To require New Jersey law enforcement officers to use an objective, evidence‑based domestic violence risk assessment when they have reasonable cause to believe a person is a victim of domestic violence, and to ensure victims deemed at elevated risk are notified and offered immediate services. The bill also strengthens related training for law enforcement and court personnel.

Key provisions

  • Risk assessment requirement

    • A law enforcement officer must conduct a domestic violence risk assessment (with the alleged victim’s consent) whenever the officer has reasonable cause to believe the person is a domestic violence victim.
    • The Ontario Domestic Assault Risk Assessment (ODARA) is specified as the currently approved instrument; the Attorney General may approve alternative validated instruments in the future.
    • An approved instrument must generate a score or rating indicating whether there is an elevated risk of serious bodily injury or death from future domestic violence and must capture incident details (dates, descriptions, injuries, firearm/weapon use), including use of a calendar to identify dates of recent acts.
  • Response when risk is elevated

    • If an assessment indicates elevated risk, the officer must notify the victim of that finding.
    • With the victim’s consent, the officer must facilitate immediate assistance (e.g., domestic crisis team or other victim services).
    • Committee amendments further require, consistent with AG rules and Rules of Court, charging the defendant by complaint‑warrant where appropriate.
  • Immediate need determination

    • Regardless of the assessment score, officers must determine if the victim is in immediate need of services and facilitate provision of those services.
  • Training and implementation

    • The Director of the Division of Criminal Justice (DCJ) must evaluate and update training related to ODARA and domestic violence.
    • If an alternative instrument is approved, DCJ must develop and approve a training course and curriculum for it within 60 days of approval.
    • The Attorney General must incorporate instruction on conducting the assessment and on notifying/facilitating services into law enforcement domestic violence training.
    • The Administrative Director of the Courts must include training on the approved risk assessment for judges and court personnel (training reviewed/updated periodically).

Who is affected

  • Victims of domestic violence (more systematic risk screening and access facilitation)
  • State, county, and municipal law enforcement (new duties and training)
  • Division of Criminal Justice and Department of Law & Public Safety (training oversight; tool evaluation)
  • Administrative Office of the Courts, judges, and court personnel (additional training needs)
  • Domestic violence service providers and domestic crisis teams (likely increased referrals)

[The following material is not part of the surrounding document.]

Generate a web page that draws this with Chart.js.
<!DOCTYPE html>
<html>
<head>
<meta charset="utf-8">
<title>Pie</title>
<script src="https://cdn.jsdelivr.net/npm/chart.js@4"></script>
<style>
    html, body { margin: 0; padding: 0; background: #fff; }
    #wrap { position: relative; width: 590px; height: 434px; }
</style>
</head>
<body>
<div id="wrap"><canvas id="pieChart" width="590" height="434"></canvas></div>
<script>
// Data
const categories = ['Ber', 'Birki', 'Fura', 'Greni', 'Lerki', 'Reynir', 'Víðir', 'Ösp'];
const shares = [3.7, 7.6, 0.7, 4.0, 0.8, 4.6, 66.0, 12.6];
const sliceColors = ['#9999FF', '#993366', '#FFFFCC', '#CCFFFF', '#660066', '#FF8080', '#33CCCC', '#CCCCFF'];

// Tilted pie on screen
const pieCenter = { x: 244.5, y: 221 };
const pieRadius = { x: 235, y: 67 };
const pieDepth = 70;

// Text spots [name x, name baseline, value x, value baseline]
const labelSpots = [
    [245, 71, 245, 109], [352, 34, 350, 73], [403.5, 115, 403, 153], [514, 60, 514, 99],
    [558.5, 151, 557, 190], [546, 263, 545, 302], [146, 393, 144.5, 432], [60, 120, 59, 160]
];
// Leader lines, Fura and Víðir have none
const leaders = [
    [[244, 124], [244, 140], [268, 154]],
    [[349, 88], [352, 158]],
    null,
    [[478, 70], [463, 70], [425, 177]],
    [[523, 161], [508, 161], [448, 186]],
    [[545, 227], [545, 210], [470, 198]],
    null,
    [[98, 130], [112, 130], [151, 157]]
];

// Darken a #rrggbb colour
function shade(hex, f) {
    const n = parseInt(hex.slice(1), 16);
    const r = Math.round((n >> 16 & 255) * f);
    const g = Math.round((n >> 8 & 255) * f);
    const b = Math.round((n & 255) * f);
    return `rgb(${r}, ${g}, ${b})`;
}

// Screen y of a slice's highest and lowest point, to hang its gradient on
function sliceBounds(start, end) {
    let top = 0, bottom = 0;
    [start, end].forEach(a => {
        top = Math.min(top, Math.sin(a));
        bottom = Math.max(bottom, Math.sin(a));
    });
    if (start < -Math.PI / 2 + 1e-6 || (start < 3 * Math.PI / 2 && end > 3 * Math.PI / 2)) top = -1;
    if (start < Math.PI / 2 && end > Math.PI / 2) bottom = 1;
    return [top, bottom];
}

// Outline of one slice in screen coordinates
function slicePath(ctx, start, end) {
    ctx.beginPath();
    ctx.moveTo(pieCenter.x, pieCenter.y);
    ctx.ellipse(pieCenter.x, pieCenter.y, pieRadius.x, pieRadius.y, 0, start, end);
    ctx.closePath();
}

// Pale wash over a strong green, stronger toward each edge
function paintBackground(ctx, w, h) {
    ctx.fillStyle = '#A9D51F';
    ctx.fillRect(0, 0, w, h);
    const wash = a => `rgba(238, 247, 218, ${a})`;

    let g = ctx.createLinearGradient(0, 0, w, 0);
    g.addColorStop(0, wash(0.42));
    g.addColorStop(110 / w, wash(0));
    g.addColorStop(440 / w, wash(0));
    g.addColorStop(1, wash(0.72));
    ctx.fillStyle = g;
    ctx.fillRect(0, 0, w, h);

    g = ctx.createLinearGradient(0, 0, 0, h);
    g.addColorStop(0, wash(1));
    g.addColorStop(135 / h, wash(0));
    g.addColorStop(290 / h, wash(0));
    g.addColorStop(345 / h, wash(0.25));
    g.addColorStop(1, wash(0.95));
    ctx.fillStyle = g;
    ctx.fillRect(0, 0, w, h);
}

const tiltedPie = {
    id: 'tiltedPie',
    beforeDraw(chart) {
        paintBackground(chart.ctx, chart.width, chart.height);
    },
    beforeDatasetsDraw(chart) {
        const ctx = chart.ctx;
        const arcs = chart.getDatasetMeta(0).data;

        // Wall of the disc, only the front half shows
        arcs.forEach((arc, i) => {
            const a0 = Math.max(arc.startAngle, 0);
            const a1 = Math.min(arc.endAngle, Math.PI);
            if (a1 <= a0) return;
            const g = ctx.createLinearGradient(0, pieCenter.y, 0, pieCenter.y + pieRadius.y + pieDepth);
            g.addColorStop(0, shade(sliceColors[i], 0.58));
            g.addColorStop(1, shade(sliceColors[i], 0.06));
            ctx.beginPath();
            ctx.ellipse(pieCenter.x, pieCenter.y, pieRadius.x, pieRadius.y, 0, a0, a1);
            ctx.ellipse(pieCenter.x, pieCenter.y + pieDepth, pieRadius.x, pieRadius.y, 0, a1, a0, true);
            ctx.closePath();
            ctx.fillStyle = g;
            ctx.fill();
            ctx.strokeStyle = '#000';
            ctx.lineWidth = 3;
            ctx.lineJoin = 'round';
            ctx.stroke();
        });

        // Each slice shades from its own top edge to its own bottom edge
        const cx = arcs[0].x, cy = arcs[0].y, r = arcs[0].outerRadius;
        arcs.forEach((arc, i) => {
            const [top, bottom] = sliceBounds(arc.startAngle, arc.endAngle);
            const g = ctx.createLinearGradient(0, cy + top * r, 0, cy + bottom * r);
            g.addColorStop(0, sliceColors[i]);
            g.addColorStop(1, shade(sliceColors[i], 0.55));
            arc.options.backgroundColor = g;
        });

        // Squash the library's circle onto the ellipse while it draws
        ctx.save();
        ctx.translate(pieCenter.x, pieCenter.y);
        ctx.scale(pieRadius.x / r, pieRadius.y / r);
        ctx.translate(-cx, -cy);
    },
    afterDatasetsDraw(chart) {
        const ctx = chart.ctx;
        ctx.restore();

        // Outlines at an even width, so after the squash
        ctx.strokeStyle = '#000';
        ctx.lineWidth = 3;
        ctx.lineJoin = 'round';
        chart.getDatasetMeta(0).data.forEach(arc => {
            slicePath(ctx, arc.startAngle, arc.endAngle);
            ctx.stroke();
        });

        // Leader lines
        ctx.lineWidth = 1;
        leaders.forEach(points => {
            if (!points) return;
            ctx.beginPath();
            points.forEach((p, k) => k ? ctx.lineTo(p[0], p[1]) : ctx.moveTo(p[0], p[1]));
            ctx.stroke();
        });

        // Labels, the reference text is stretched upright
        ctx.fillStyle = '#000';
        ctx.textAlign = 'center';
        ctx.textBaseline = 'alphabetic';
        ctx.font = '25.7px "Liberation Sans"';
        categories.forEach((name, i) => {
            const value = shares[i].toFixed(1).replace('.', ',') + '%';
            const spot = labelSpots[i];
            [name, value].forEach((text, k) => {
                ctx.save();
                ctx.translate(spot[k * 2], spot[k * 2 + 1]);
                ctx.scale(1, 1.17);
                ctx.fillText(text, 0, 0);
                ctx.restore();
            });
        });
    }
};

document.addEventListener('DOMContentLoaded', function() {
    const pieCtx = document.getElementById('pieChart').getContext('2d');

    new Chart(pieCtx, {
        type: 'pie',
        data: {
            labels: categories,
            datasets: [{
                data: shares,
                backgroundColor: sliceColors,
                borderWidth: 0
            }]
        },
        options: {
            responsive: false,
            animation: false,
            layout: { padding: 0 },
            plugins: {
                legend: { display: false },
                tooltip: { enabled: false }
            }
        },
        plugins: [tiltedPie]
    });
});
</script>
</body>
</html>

Fiscal and operational impact

  • Office of Legislative Services estimates indeterminate annual State and local expenditure increases.
    • Costs may include developing/updating training, periodic evaluation of assessment tools, and ongoing officer training if tools change.
    • Facilitating immediate services and conducting assessments may lengthen officer response times, producing additional labor/administrative costs for law enforcement agencies.
    • OLS referenced domestic violence filing counts (FY2023–FY2024 ~52–54k filings) to note potential scale, but precise costs are indeterminate.

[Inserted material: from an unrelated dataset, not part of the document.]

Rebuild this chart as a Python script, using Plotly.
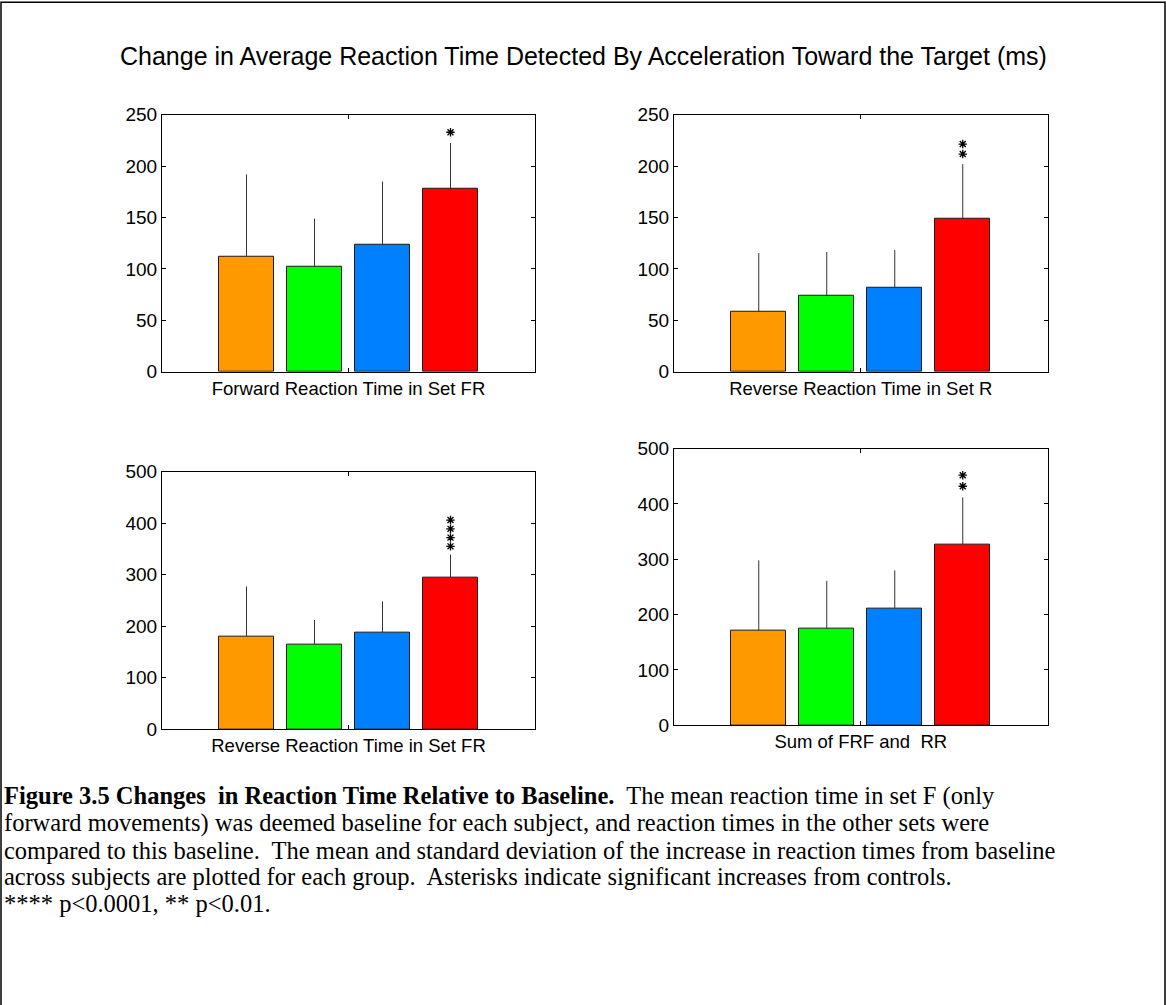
import plotly.graph_objects as go

# ---- data -------------------------------------------------------------
bar_colors = ["#FF9900", "#00FF00", "#0080FF", "#FF0000"]
group_pos = [1, 2, 3, 4]

panel_labels = [
    "Forward Reaction Time in Set FR",
    "Reverse Reaction Time in Set R",
    "Reverse Reaction Time in Set FR",
    "Sum of FRF and  RR",
]

fwd_fr_mean = [112, 102, 124, 178]
fwd_fr_sd = [80, 47, 61, 44.5]
fwd_fr_stars = [233]

rev_r_mean = [58.5, 73.5, 82, 148.5]
rev_r_sd = [57, 43, 36.5, 53.5]
rev_r_stars = [221.5, 211.8]

rev_fr_mean = [180, 165, 188, 295]
rev_fr_sd = [97, 47, 60, 44]
rev_fr_stars = [406, 389, 372, 355]

sum_mean = [171, 175, 211, 327]
sum_sd = [127, 86, 69, 85]
sum_stars = [452, 432]

y_max = [250, 250, 500, 500]
y_step = [50, 50, 100, 100]

means = [fwd_fr_mean, rev_r_mean, rev_fr_mean, sum_mean]
sds = [fwd_fr_sd, rev_r_sd, rev_fr_sd, sum_sd]
stars = [fwd_fr_stars, rev_r_stars, rev_fr_stars, sum_stars]

# ---- page geometry (pixels) ------------------------------------------
W, H = 1166, 1005
# left, right, top, bottom of each axes box
boxes = [
    (162, 535, 107, 369.5),
    (674, 1047.5, 107, 369.5),
    (162, 535, 471.5, 734.5),
    (674, 1047.5, 448, 730.5),
]

SANS = "Liberation Sans, Arial, sans-serif"
SERIF = "Liberation Serif, Times New Roman, serif"

fig = go.Figure()

for i in range(4):
    sfx = "" if i == 0 else str(i + 1)
    xa, ya = "x" + sfx, "y" + sfx
    fig.add_trace(go.Bar(
        x=group_pos, y=means[i], xaxis=xa, yaxis=ya,
        width=0.81,
        marker=dict(color=bar_colors, line=dict(color="#1a1a1a", width=1)),
        error_y=dict(type="data", symmetric=False, array=sds[i],
                     arrayminus=[0] * len(sds[i]), width=0,
                     thickness=1, color="#333333"),
        showlegend=False, hoverinfo="skip",
    ))
    # significance markers above the last group
    fig.add_trace(go.Scatter(
        x=[group_pos[-1]] * len(stars[i]), y=stars[i], xaxis=xa, yaxis=ya,
        mode="markers",
        marker=dict(symbol="asterisk-open", size=7, color="black",
                    line=dict(color="black", width=1.3)),
        showlegend=False, hoverinfo="skip",
    ))

    l, r, t, b = boxes[i]
    mid = (group_pos[0] + group_pos[-1]) / 2
    span = (r - l) / 68.0
    fig.layout["xaxis" + sfx] = dict(
        domain=[l / W, r / W], anchor=ya,
        range=[mid - span / 2, mid + span / 2],
        tickvals=[mid], ticktext=[panel_labels[i]],
        ticks="inside", ticklen=4, tickcolor="black",
        showline=True, linecolor="black", linewidth=1, mirror="ticks",
        showgrid=False, zeroline=False, fixedrange=True,
        tickfont=dict(family=SANS, size=18.5, color="black"),
    )
    fig.layout["yaxis" + sfx] = dict(
        domain=[1 - b / H, 1 - t / H], anchor=xa,
        range=[0, y_max[i]], dtick=y_step[i], tick0=0,
        ticks="inside", ticklen=4, tickcolor="black",
        showline=True, linecolor="black", linewidth=1, mirror="ticks",
        showgrid=False, zeroline=False, fixedrange=True,
        tickfont=dict(family=SANS, size=19, color="black"),
    )

# ---- title -------------------------------------------------------------
annotations = [dict(
    text="Change in Average Reaction Time Detected By Acceleration Toward the Target (ms)",
    x=583 / W, y=1 - 47 / H, xref="paper", yref="paper",
    xanchor="center", yanchor="middle", showarrow=False,
    font=dict(family=SANS, size=25, color="black"),
)]

# ---- caption -----------------------------------------------------------
nb = "\u00a0"
caption_lines = [
    "<b>Figure 3.5 Changes" + nb + " in Reaction Time Relative to Baseline.</b>"
    + nb + " The mean reaction time in set F (only",
    "forward movements) was deemed baseline for each subject, and reaction times in the other sets were",
    "compared to this baseline." + nb + " The mean and standard deviation of the increase in reaction times from baseline",
    "across subjects are plotted for each group." + nb + " Asterisks indicate significant increases from controls.",
    "**** p&lt;0.0001, ** p&lt;0.01.",
]
caption_y = [803, 830.5, 858, 885.5, 913]
for txt, yy in zip(caption_lines, caption_y):
    annotations.append(dict(
        text=txt, x=2 / W, y=1 - yy / H, xref="paper", yref="paper",
        xanchor="left", yanchor="middle", showarrow=False,
        font=dict(family=SERIF, size=24.5, color="black"),
    ))

# outer frame of the figure
shapes = [dict(type="rect", xref="paper", yref="paper",
               x0=1 / W, x1=1165 / W, y0=-0.02, y1=1 + 8 / H,
               line=dict(color="black", width=1.5))]

fig.update_layout(
    width=W, height=H,
    margin=dict(l=0, r=0, t=0, b=0),
    paper_bgcolor="white", plot_bgcolor="white",
    annotations=annotations, shapes=shapes,
    bargap=0,
)

fig.write_html("out.html", include_plotlyjs=True, config={"displayModeBar": False})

Legislative status & timeline highlights

  • Introduced (NJ): Jan 9, 2024; reported favorably out of Senate committees (Judiciary; Budget & Appropriations with amendments).
  • Passed Senate: 39–0 (June 30, 2025).
  • Referred to Assembly committees (Appropriations / Economic Development references in procedural history); hearings scheduled (e.g., Sept. 9, 2025 per docket).
  • Committee amendments: clarified procedures, designated ODARA as current instrument, allowed future alternatives, required training updates and 60‑day development for new tools, removed Board references, and changed terminology from “danger assessment” to “risk assessment.”

Notes: The bill amends/supplements existing domestic violence statutory training framework (P.L.1991, c.261) to integrate standardized risk assessments and related victim‑service facilitation.

Compiled from official sources — confirm details with the bill’s official record.